TASK STATEMENT:
Transcribe the records below from the first line to the line that includes "var yTicks = [0, 1, 2, 3, 4, 5, 6, 7];", inclusive, and omit the pictures.

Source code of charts
____________________

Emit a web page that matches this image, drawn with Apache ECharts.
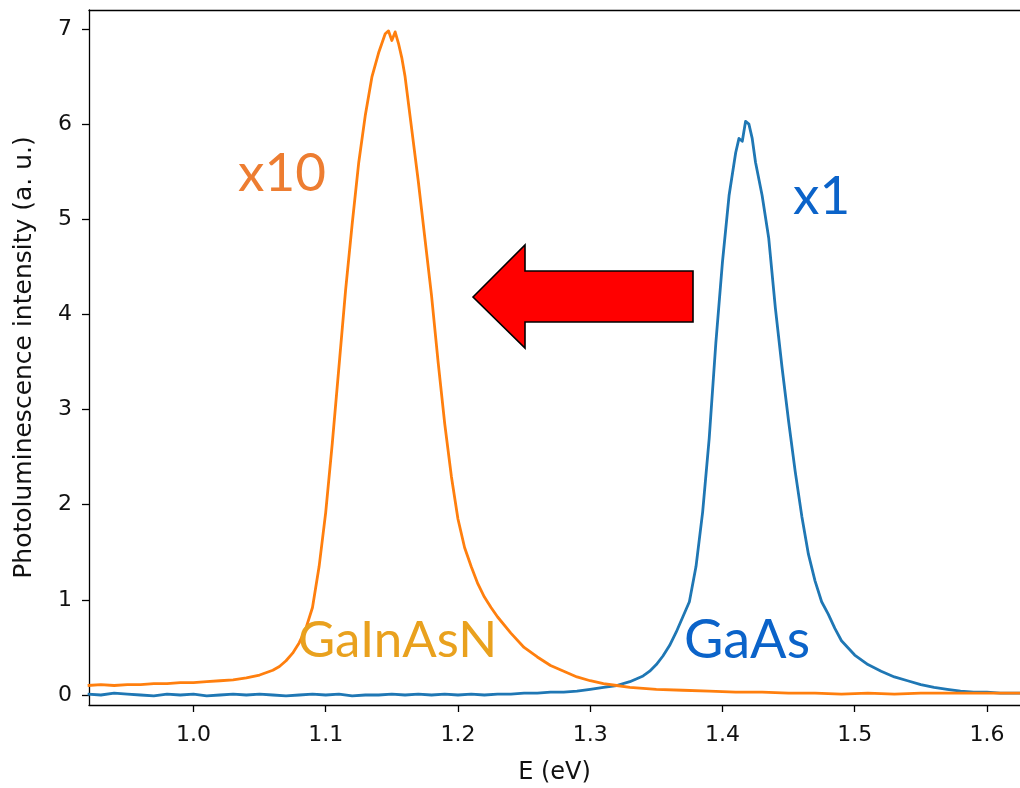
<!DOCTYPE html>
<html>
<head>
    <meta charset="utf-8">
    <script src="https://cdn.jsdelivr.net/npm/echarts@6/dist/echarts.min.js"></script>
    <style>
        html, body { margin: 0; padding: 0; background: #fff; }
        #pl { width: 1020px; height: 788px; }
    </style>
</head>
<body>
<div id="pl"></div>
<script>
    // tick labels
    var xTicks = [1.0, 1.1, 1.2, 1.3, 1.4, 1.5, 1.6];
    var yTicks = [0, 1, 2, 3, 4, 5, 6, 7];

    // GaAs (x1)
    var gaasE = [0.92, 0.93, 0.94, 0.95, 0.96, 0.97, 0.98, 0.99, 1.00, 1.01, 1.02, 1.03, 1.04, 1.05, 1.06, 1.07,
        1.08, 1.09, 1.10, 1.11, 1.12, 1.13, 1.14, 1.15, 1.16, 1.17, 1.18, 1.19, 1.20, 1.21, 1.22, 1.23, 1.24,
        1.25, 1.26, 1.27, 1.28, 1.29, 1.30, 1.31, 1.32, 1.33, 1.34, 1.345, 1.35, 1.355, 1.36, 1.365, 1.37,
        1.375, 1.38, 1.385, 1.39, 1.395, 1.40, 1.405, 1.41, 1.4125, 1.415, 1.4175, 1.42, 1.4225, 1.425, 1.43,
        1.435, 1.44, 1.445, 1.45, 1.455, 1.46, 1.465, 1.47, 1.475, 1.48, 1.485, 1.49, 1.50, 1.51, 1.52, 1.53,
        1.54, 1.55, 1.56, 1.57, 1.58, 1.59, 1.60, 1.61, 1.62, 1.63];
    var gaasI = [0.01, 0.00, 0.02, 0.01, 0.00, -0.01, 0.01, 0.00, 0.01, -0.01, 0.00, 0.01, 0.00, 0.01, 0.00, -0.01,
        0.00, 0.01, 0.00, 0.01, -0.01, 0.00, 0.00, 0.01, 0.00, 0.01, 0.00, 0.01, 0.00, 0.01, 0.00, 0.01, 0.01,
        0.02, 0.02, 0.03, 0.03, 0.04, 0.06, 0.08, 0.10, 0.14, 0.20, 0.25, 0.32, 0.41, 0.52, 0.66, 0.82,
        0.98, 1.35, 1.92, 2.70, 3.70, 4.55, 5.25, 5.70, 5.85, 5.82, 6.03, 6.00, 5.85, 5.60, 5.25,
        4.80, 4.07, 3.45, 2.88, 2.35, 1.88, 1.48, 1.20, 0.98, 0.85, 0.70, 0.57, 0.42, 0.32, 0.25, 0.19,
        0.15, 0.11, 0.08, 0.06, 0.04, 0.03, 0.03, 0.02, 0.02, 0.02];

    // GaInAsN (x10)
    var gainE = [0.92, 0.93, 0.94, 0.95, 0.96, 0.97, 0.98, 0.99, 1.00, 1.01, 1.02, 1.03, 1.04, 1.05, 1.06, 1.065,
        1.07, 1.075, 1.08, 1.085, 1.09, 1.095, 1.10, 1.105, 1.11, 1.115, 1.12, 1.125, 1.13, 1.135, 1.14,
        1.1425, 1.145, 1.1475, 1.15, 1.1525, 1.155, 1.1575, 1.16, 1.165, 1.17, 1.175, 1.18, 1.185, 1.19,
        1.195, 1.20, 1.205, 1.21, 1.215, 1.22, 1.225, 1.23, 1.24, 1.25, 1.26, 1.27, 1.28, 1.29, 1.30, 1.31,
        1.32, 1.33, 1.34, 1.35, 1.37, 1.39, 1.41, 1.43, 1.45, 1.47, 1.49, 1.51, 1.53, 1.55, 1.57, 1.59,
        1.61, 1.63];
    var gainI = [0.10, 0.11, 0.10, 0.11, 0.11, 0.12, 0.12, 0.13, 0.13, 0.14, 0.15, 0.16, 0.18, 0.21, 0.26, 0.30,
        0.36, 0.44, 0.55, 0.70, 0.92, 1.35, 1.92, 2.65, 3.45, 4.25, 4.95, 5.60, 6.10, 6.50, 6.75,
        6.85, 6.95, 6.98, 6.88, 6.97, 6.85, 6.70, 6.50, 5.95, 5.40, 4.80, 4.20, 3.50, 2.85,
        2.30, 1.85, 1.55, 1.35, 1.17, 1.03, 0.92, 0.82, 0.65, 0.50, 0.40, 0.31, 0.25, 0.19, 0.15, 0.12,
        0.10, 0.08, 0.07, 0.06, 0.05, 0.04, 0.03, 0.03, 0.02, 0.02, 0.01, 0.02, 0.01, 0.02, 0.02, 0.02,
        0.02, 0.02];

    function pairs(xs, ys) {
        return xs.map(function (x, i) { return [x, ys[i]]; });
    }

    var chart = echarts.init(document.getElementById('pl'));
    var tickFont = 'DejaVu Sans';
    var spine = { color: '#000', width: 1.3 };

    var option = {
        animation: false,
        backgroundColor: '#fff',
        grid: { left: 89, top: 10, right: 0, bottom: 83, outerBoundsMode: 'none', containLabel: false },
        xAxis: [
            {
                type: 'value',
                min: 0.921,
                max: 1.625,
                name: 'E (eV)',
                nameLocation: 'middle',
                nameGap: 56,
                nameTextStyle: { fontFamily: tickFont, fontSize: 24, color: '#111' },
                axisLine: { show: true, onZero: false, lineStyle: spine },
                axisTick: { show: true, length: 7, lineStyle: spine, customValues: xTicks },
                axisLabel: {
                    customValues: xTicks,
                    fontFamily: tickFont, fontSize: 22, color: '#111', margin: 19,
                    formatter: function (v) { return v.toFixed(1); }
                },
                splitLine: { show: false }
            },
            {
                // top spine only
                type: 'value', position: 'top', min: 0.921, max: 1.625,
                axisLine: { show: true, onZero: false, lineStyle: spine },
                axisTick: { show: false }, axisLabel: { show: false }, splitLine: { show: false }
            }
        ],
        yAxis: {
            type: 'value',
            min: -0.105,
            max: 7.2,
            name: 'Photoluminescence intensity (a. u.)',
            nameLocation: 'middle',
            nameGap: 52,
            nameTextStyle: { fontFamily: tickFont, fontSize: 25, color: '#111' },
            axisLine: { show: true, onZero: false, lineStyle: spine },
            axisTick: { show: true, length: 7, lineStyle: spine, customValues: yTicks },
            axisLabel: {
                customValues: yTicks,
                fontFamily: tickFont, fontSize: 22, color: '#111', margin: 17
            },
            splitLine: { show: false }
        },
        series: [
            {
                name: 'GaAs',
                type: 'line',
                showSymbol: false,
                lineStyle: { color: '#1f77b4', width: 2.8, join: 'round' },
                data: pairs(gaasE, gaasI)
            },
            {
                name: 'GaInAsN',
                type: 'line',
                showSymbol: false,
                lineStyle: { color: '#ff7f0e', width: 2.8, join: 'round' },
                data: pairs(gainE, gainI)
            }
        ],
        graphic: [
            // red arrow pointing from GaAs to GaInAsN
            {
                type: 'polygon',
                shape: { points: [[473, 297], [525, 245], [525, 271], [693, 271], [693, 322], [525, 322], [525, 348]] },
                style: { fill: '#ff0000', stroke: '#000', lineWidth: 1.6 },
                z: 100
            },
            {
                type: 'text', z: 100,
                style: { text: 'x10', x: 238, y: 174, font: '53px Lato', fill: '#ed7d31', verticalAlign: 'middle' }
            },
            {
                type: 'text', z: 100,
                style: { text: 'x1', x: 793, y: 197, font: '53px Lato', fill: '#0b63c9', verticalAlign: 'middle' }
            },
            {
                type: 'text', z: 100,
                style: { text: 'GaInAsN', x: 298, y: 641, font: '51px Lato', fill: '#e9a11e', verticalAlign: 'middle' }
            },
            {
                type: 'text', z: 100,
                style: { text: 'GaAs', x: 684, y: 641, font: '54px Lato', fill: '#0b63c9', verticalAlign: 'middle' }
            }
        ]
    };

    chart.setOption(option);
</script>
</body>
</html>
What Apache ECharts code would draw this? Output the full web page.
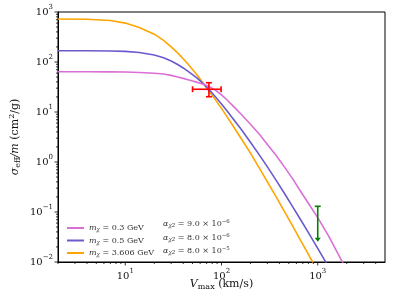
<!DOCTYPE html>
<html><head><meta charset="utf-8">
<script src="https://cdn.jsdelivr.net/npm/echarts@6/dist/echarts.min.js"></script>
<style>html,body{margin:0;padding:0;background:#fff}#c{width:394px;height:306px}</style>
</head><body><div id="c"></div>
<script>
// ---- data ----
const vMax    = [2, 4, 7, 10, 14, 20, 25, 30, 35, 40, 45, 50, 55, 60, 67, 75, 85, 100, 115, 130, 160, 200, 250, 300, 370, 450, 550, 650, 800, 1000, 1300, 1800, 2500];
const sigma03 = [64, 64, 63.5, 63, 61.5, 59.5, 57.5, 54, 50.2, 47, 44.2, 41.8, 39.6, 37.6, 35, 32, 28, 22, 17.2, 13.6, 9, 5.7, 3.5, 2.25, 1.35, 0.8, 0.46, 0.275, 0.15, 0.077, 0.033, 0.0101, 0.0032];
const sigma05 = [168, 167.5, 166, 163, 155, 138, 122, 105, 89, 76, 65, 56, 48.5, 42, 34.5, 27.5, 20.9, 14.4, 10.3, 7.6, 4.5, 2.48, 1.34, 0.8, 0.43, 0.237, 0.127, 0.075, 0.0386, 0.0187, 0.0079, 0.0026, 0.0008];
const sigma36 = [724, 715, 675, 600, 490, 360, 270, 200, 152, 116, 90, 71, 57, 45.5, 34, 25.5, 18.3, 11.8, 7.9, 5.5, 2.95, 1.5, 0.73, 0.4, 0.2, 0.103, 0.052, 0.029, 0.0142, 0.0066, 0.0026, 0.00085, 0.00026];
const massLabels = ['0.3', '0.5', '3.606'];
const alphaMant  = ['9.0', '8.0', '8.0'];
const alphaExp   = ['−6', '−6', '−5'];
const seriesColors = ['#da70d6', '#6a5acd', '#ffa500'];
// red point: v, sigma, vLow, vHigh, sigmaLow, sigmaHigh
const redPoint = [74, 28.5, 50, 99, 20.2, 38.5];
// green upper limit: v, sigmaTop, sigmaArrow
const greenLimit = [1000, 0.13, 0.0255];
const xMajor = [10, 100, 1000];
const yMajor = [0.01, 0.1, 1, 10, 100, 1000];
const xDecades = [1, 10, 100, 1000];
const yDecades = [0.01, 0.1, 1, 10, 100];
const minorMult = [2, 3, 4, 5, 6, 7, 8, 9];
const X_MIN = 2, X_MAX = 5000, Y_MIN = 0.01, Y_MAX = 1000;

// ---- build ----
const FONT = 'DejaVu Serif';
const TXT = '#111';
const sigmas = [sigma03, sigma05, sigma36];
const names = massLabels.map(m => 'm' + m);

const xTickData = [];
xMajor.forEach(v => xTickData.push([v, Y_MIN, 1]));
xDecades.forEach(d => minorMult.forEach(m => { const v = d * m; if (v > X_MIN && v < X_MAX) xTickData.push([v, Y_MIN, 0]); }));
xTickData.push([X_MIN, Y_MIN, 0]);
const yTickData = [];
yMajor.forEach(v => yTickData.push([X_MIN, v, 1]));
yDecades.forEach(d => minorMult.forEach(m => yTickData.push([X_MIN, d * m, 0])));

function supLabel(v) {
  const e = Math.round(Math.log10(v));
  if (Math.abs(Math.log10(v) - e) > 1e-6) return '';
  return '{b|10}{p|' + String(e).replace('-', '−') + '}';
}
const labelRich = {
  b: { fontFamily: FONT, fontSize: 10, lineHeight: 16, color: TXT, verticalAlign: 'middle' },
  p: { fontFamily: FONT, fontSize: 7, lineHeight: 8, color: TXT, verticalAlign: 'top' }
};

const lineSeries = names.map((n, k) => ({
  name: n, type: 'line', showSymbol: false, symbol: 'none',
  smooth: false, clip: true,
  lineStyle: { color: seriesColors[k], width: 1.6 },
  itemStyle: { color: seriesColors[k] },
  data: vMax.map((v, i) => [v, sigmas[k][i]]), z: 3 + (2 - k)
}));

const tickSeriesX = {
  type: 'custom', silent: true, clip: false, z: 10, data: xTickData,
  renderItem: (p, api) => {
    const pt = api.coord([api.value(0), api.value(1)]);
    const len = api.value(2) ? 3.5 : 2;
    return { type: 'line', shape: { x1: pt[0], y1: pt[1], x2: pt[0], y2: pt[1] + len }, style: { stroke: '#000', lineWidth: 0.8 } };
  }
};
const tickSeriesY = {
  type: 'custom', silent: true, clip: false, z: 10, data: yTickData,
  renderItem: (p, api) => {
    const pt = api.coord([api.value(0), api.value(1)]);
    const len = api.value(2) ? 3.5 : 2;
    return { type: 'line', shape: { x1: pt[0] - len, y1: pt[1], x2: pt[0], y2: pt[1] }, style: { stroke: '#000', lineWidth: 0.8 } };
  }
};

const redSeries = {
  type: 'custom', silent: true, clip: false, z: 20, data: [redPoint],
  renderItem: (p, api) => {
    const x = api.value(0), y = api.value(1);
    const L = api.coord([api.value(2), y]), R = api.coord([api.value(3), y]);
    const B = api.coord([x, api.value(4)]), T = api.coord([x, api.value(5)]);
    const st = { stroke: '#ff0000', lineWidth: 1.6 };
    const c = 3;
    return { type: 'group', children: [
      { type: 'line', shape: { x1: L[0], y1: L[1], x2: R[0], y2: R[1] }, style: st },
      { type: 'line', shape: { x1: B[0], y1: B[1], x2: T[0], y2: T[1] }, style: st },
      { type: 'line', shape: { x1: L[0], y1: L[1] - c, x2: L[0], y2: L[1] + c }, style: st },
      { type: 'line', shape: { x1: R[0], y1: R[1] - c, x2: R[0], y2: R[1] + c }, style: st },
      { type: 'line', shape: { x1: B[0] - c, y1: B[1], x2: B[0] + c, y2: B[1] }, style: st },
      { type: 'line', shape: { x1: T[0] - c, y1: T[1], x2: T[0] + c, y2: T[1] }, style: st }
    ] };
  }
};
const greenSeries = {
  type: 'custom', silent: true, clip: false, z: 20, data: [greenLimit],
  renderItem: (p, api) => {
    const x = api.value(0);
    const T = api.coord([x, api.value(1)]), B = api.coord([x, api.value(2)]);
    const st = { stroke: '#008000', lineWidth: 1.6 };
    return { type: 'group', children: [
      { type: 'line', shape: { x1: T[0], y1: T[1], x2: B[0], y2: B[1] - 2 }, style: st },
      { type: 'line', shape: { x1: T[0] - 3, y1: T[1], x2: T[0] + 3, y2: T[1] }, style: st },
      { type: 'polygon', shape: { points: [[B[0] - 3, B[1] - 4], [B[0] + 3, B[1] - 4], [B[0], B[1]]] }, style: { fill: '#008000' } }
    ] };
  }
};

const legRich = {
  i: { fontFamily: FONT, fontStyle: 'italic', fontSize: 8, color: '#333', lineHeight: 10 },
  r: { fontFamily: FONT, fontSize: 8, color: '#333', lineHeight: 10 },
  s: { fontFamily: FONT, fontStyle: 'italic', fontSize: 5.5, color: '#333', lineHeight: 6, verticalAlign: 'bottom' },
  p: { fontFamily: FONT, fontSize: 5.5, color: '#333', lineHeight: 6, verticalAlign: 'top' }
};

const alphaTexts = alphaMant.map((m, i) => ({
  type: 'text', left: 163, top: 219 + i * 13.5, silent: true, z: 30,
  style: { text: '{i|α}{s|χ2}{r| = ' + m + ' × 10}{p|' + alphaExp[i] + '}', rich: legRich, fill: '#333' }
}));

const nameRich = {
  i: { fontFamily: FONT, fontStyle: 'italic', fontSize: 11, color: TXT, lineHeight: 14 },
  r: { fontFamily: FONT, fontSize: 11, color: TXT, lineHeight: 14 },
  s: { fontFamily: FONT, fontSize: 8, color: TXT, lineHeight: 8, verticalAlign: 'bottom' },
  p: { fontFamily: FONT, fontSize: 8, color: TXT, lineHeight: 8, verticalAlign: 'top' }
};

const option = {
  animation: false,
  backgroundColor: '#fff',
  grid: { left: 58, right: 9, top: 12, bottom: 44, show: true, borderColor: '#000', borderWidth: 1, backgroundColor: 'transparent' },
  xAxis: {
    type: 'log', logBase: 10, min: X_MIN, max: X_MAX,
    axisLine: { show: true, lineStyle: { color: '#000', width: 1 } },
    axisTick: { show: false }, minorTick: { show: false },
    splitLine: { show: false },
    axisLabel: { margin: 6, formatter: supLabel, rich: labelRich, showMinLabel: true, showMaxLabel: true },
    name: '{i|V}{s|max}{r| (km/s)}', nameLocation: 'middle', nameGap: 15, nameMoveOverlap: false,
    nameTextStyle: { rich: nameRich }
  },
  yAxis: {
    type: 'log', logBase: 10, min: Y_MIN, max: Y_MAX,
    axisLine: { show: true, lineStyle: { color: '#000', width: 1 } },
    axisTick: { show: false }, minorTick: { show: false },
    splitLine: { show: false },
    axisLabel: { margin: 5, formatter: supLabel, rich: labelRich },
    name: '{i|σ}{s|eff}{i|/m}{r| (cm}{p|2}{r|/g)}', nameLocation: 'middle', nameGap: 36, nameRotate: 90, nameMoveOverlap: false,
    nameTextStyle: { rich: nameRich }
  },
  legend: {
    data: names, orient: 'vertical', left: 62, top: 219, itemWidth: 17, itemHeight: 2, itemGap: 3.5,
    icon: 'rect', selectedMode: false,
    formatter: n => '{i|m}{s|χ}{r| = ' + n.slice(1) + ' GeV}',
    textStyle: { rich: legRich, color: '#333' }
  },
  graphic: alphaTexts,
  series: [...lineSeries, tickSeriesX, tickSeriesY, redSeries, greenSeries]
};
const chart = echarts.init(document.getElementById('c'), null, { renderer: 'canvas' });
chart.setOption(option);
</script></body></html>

____________________

FINISHED TASK:
Emit a web page that matches this image, drawn with Apache ECharts.
<!DOCTYPE html>
<html>
<head>
    <meta charset="utf-8">
    <script src="https://cdn.jsdelivr.net/npm/echarts@6/dist/echarts.min.js"></script>
    <style>
        html, body { margin: 0; padding: 0; background: #fff; }
        #pl { width: 1020px; height: 788px; }
    </style>
</head>
<body>
<div id="pl"></div>
<script>
    // tick labels
    var xTicks = [1.0, 1.1, 1.2, 1.3, 1.4, 1.5, 1.6];
    var yTicks = [0, 1, 2, 3, 4, 5, 6, 7];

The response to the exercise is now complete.